The APR represents the annual cost of borrowing money, expressed as a yearly rate. It directly influences how much interest accrues on your balance over time, making it a factor in determining the actual cost of your debt. A higher APR means more of your payment goes towards interest rather than reducing the principal balance. You can find this information on your monthly credit card statements or by logging into your online account portal.
Knowing your current balance on each card provides a clear picture of your total debt. The minimum monthly payment is the smallest amount you must pay to keep your account in good standing and avoid late fees. While making only the minimum payment keeps you current, it significantly extends the time to pay off debt and increases the total interest paid. These financial facts allow you to assess your situation and prepare for strategic action.
The Debt Avalanche strategy focuses on mathematical efficiency by prioritizing accounts with the highest Annual Percentage Rate (APR). You make minimum payments on all credit cards, then direct any additional funds towards the card with the highest interest rate. Once that card is paid off, you apply the money you were paying on it (its minimum payment plus the extra funds) to the card with the next highest APR.
This approach continues until all credit card debt is eliminated. The advantage of the Debt Avalanche is that it minimizes the total interest paid. By tackling the most expensive debt first, you reduce the overall cost of borrowing. For example, paying off a 25% APR card before a 15% APR card saves more money, even with a larger balance.
Consider a scenario: Card A ($5,000 at 25% APR), Card B ($2,000 at 18% APR). After minimum payments, extra funds go to Card A. Once Card A is paid off, its payment amount applies to Card B. This strategy suits disciplined individuals motivated by financial optimization, as monetary savings provide a long-term benefit.
The Debt Snowball strategy prioritizes psychological wins to build momentum in debt repayment. You make minimum payments on all credit cards, then direct any extra funds towards the card with the smallest outstanding balance, regardless of its interest rate. Once that card is paid off, its minimum payment is added to the payment for the next smallest balance.
This process continues, with each paid-off debt “snowballing” the payment amount into the next balance. The benefit of the Debt Snowball is the motivational boost gained from quickly eliminating individual debts. Seeing accounts zeroed out provides a tangible sense of progress, which can be helpful for individuals who feel overwhelmed by their debt or need regular positive reinforcement to stay on track.
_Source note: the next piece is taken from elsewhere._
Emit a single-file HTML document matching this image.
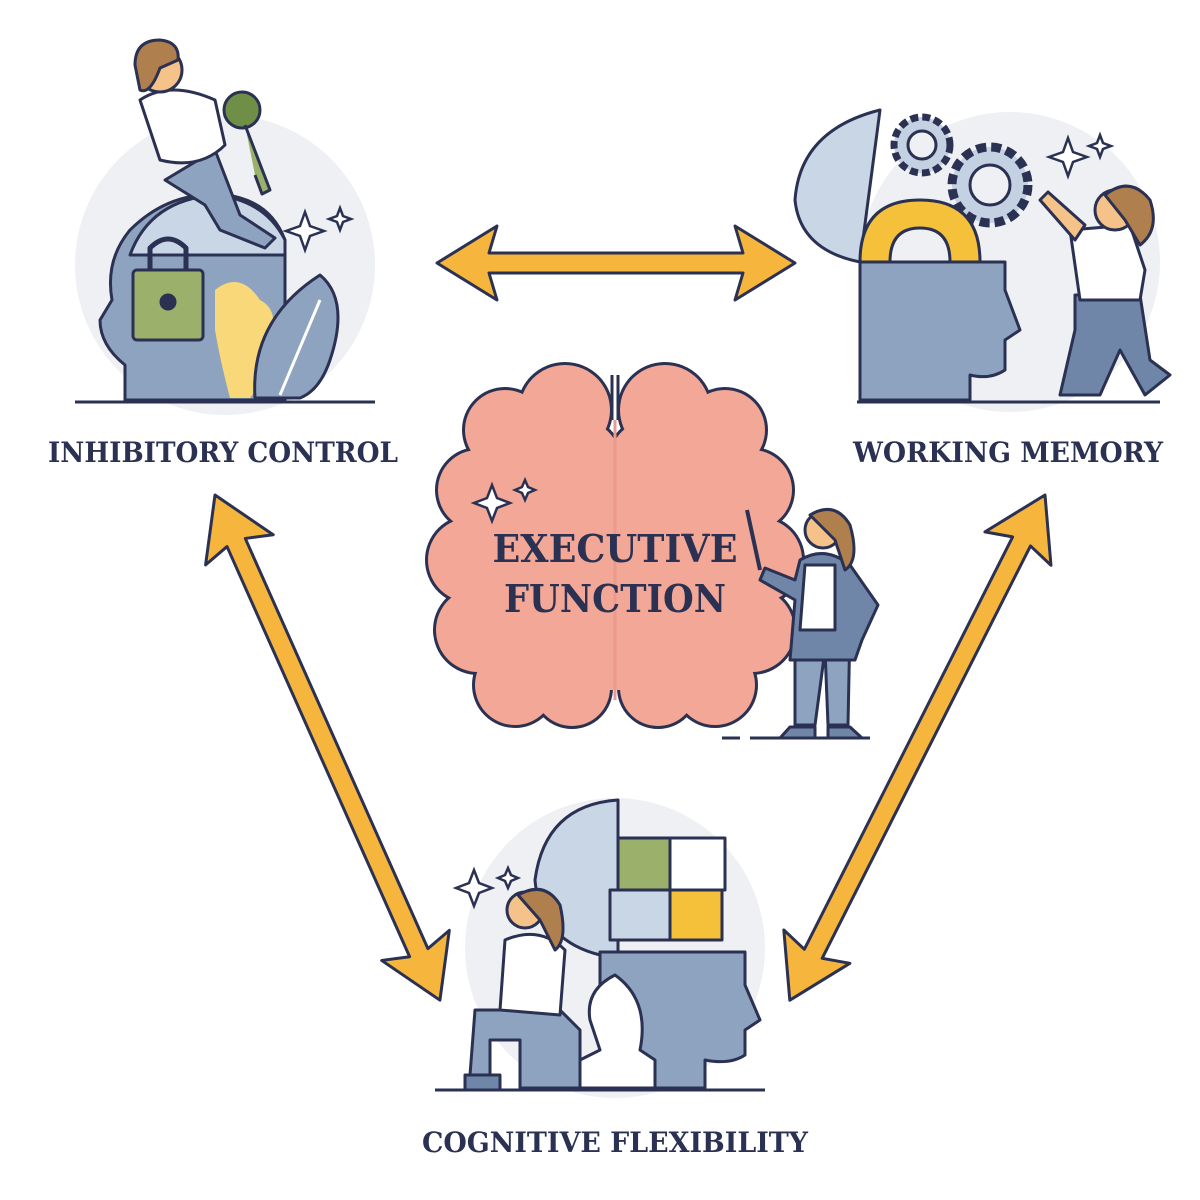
<!DOCTYPE html>
<html><head><meta charset="utf-8"><style>
html,body{margin:0;padding:0;background:#fff;}
svg{display:block}
text{font-family:"DejaVu Serif","Liberation Serif",serif;font-weight:bold;fill:#2b3152}
</style></head><body>
<svg width="1200" height="1200" viewBox="0 0 1200 1200" xmlns="http://www.w3.org/2000/svg">
<!-- circles -->
<circle cx="225" cy="265" r="150" fill="#eef0f4"/>
<circle cx="1010" cy="262" r="150" fill="#eef0f4"/>
<circle cx="615" cy="948" r="150" fill="#eef0f4"/>

<!-- baselines -->
<g stroke="#2b3152" stroke-width="3">
<line x1="75" y1="402" x2="375" y2="402"/>
<line x1="857" y1="402" x2="1160" y2="402"/>
<line x1="435" y1="1090" x2="765" y2="1090"/>
<line x1="722" y1="738" x2="740" y2="738"/>
<line x1="750" y1="738" x2="870" y2="738"/>
</g>

<!-- arrows -->
<g fill="#f6b63e" stroke="#2b3152" stroke-width="3" stroke-linejoin="round">
<polygon transform="translate(437,263)" points="0,0 60,-37 52,-10 306,-10 298,-37 358,0 298,37 306,10 52,10 60,37"/>
<polygon transform="translate(215,495) rotate(66)" points="0,0 60,-37 52,-10 501,-10 493,-37 553,0 493,37 501,10 52,10 60,37"/>
<polygon transform="translate(1045,495) rotate(116.8)" points="0,0 60,-37 52,-10 514,-10 506,-37 566,0 506,37 514,10 52,10 60,37"/>
</g>

<!-- TOP LEFT: head with lock -->
<g stroke="#2b3152" stroke-width="3" stroke-linejoin="round">
<path d="M125,400 L125,365 Q100,345 100,320 L112,300 Q105,260 130,230 Q170,190 225,195 Q270,200 285,240 L285,400 Z" fill="#8ea3c0"/>
<path d="M130,255 Q150,200 215,195 Q265,200 285,240 L285,255 Z" fill="#c9d6e6"/>
<rect x="133" y="270" width="70" height="70" rx="4" fill="#9bb06a"/>
<path d="M150,270 L150,248 Q168,230 186,248 L186,270" fill="none" stroke-width="5"/>
<circle cx="168" cy="302" r="7" fill="#2b3152"/>
<path d="M215,290 Q240,270 260,300 Q280,310 270,340 Q265,380 250,398 L230,398 Q220,360 215,330 Z" fill="#f8d878" stroke="none"/>
<path d="M255,398 Q250,320 320,275 Q350,300 330,360 Q320,390 300,398 Z" fill="#8ea3c0"/>
<path d="M280,395 L320,300" fill="none" stroke="#fff"/>
<path d="M165,180 L215,150 L240,215 L275,238 L265,248 L220,230 L205,205 Z" fill="#8ea3c0"/>
<path d="M140,100 Q170,80 215,100 L225,145 Q200,170 160,160 Z" fill="#fff"/>
<circle cx="160" cy="70" r="22" fill="#f5c38a"/>
<path d="M135,65 Q135,40 160,40 Q180,42 178,60 L160,68 Q150,95 140,90 Z" fill="#b07f4e"/>
<circle cx="242" cy="110" r="18" fill="#6f8f47"/>
<path d="M245,125 L270,190 L262,194 L255,175" fill="#9bb06a"/>
</g>
<g fill="#fff" stroke="#2b3152" stroke-width="2.5">
<path d="M305,212 L310,226 L324,231 L310,236 L305,250 L300,236 L286,231 L300,226 Z"/>
<path d="M340,208 L343,216 L351,219 L343,222 L340,230 L337,222 L329,219 L337,216 Z"/>
</g>

<!-- TOP RIGHT -->
<g stroke="#2b3152" stroke-width="3" stroke-linejoin="round">
<path d="M880,110 Q800,130 795,200 Q800,250 860,262 Z" fill="#c9d6e6"/>
<circle cx="922" cy="145" r="28" fill="#c3d1e3" stroke-dasharray="8 4" stroke-width="7"/>
<circle cx="922" cy="145" r="14" fill="#eef0f4"/>
<circle cx="990" cy="185" r="38" fill="#c3d1e3" stroke-dasharray="10 5" stroke-width="9"/>
<circle cx="990" cy="185" r="20" fill="#eef0f4"/>
<path d="M860,262 Q860,200 920,200 Q980,200 980,262 Z" fill="#f5c03a"/>
<path d="M890,262 Q890,228 920,228 Q950,228 950,262 Z" fill="#eef0f4"/>
<path d="M860,262 L1005,262 L1005,290 L1020,330 L1005,340 L1005,370 Q990,380 970,375 L970,400 L860,400 Z" fill="#8ea3c0"/>
<path d="M1075,295 L1140,295 L1150,360 L1170,375 L1145,395 L1120,350 L1100,395 L1060,395 L1075,330 Z" fill="#6f86a8"/>
<path d="M1070,230 L1130,225 L1145,270 L1140,300 L1080,300 Z" fill="#fff"/>
<path d="M1075,240 L1040,200 L1048,192 L1085,225 Z" fill="#f5c38a"/>
<circle cx="1115" cy="210" r="20" fill="#f5c38a"/>
<path d="M1105,195 Q1130,175 1150,200 Q1160,230 1140,245 L1125,220 Z" fill="#b07f4e"/>
</g>
<g fill="#fff" stroke="#2b3152" stroke-width="2.5">
<path d="M1068,138 L1073,152 L1087,157 L1073,162 L1068,176 L1063,162 L1049,157 L1063,152 Z"/>
<path d="M1100,135 L1103,143 L1111,146 L1103,149 L1100,157 L1097,149 L1089,146 L1097,143 Z"/>
</g>

<!-- BRAIN -->
<g fill="#f0a393" stroke="#2b3152" stroke-width="6">
<circle cx="565" cy="410" r="45"/><circle cx="505" cy="430" r="40"/><circle cx="478" cy="490" r="40"/>
<circle cx="470" cy="560" r="42"/><circle cx="478" cy="630" r="42"/><circle cx="515" cy="685" r="40"/>
<circle cx="572" cy="688" r="38"/><circle cx="580" cy="460" r="40"/>
<circle cx="665" cy="410" r="45"/><circle cx="725" cy="430" r="40"/><circle cx="752" cy="490" r="40"/>
<circle cx="760" cy="560" r="42"/><circle cx="752" cy="630" r="42"/><circle cx="715" cy="685" r="40"/>
<circle cx="658" cy="688" r="38"/><circle cx="650" cy="460" r="40"/>
</g>
<g fill="#f2a797">
<circle cx="565" cy="410" r="45"/><circle cx="505" cy="430" r="40"/><circle cx="478" cy="490" r="40"/>
<circle cx="470" cy="560" r="42"/><circle cx="478" cy="630" r="42"/><circle cx="515" cy="685" r="40"/>
<circle cx="572" cy="688" r="38"/><circle cx="580" cy="460" r="40"/>
<circle cx="665" cy="410" r="45"/><circle cx="725" cy="430" r="40"/><circle cx="752" cy="490" r="40"/>
<circle cx="760" cy="560" r="42"/><circle cx="752" cy="630" r="42"/><circle cx="715" cy="685" r="40"/>
<circle cx="658" cy="688" r="38"/><circle cx="650" cy="460" r="40"/>
<ellipse cx="545" cy="560" rx="75" ry="130"/><ellipse cx="685" cy="560" rx="75" ry="130"/>
<rect x="560" y="440" width="110" height="250"/>
</g>
<line x1="612" y1="375" x2="612" y2="420" stroke="#2b3152" stroke-width="3"/>
<line x1="618" y1="375" x2="618" y2="420" stroke="#2b3152" stroke-width="3"/>
<line x1="615" y1="420" x2="615" y2="700" stroke="#eb9a8c" stroke-width="3"/>
<g fill="#fff" stroke="#2b3152" stroke-width="2.5">
<path d="M492,485 L497,498 L510,503 L497,508 L492,521 L487,508 L474,503 L487,498 Z"/>
<path d="M525,480 L528,487 L535,490 L528,493 L525,500 L522,493 L515,490 L522,487 Z"/>
</g>
<text x="615" y="562" font-size="38" text-anchor="middle" textLength="245" lengthAdjust="spacingAndGlyphs">EXECUTIVE</text>
<text x="615" y="612" font-size="38" text-anchor="middle" textLength="222" lengthAdjust="spacingAndGlyphs">FUNCTION</text>

<!-- presenter -->
<g stroke="#2b3152" stroke-width="3" stroke-linejoin="round">
<path d="M795,625 L850,625 L848,725 L828,725 L825,650 L815,725 L795,725 Z" fill="#8ea3c0"/>
<path d="M800,560 Q825,545 850,565 L878,605 L862,640 L855,660 L790,660 L795,600 L760,580 L765,568 L795,580 Z" fill="#6f86a8"/>
<path d="M805,565 L835,565 L835,630 L800,630 Z" fill="#fff"/>
<circle cx="823" cy="530" r="18" fill="#f5c38a"/>
<path d="M810,515 Q835,500 850,525 Q860,560 845,570 L835,540 Z" fill="#b07f4e"/>
<line x1="747" y1="510" x2="760" y2="570" stroke-width="4"/>
<path d="M790,727 L815,727 L815,738 L780,738 Z M828,727 L850,727 L862,738 L828,738 Z" fill="#6f86a8"/>
</g>

<!-- BOTTOM -->
<g stroke="#2b3152" stroke-width="3" stroke-linejoin="round">
<path d="M618,800 Q545,805 535,880 Q540,940 600,955 L618,955 Z" fill="#c9d6e6"/>
<rect x="618" y="838" width="52" height="52" fill="#9bb06a"/>
<rect x="670" y="838" width="55" height="52" fill="#fff"/>
<rect x="610" y="890" width="60" height="50" fill="#c9d6e6"/>
<rect x="670" y="890" width="52" height="50" fill="#f5c03a"/>
<path d="M600,952 L745,952 L745,985 L760,1020 L745,1030 L745,1055 Q730,1065 705,1060 L705,1088 L600,1088 Z" fill="#8ea3c0"/>
<path d="M580,1088 L655,1088 L655,1060 L640,1050 Q650,1000 615,975 Q585,990 590,1020 L600,1050 L580,1060 Z" fill="#fff"/>
<path d="M475,1010 L560,1010 L580,1030 L580,1088 L520,1088 L520,1040 L490,1040 L490,1075 L470,1075 Z" fill="#8ea3c0"/>
<path d="M505,940 Q540,925 565,950 L560,1015 L500,1010 Z" fill="#fff"/>
<circle cx="525" cy="910" r="18" fill="#f5c38a"/>
<path d="M518,895 Q545,880 560,905 Q568,940 555,950 L540,920 Z" fill="#b07f4e"/>
<path d="M465,1075 L500,1075 L500,1090 L465,1090 Z" fill="#6f86a8"/>
</g>
<g fill="#fff" stroke="#2b3152" stroke-width="2.5">
<path d="M474,870 L479,883 L492,888 L479,893 L474,906 L469,893 L456,888 L469,883 Z"/>
<path d="M508,868 L511,875 L518,878 L511,881 L508,888 L505,881 L498,878 L505,875 Z"/>
</g>

<text x="48" y="462" font-size="28" textLength="350" lengthAdjust="spacingAndGlyphs">INHIBITORY CONTROL</text>
<text x="853" y="462" font-size="28" textLength="310" lengthAdjust="spacingAndGlyphs">WORKING MEMORY</text>
<text x="422" y="1152" font-size="28" textLength="386" lengthAdjust="spacingAndGlyphs">COGNITIVE FLEXIBILITY</text>
</svg>
</body></html>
For instance, Card A ($500 at 20% APR), Card B ($2,000 at 15% APR). You would focus extra payments on Card A first. After Card A is paid off, its payment amount is added to your payment for Card B. This strategy is often recommended for individuals who thrive on immediate gratification and need consistent encouragement to maintain their debt payoff journey.
Choosing between the Debt Avalanche and Debt Snowball strategies depends on your financial habits and emotional needs. If you are highly disciplined and your primary goal is to minimize the total interest paid, the Debt Avalanche method is the most advantageous choice. It systematically reduces the most expensive debt first, leading to long-term savings. This strategy requires consistent adherence and a focus on the larger financial picture rather than immediate small victories.
Conversely, if you find motivation in seeing quick progress and need regular accomplishments to stay committed to your debt payoff plan, the Debt Snowball strategy is more suitable. While it might cost slightly more in interest over time compared to the Avalanche method, the psychological benefits of eliminating smaller debts quickly can be helpful for maintaining momentum. The feeling of closing an account can provide the encouragement needed to continue the challenging journey of debt elimination.
Regardless of the strategy chosen, successful implementation requires a clear understanding of your finances and a commitment to action. Begin by creating a detailed budget to identify areas where you can free up additional funds for debt payments. Even small amounts, like an extra $50 or $100 per month, can accelerate your payoff timeline when consistently applied. Consider setting up automatic payments for at least the minimum amount on all cards to avoid late fees and ensure timely contributions.
Regularly tracking your progress, by reviewing statements or using a spreadsheet, can also help maintain focus and provide a visual representation of your decreasing debt. The key is to consistently apply your chosen strategy and adapt it as your financial situation evolves. Whether you prioritize interest savings or motivational boosts, a well-executed plan will lead you toward financial freedom.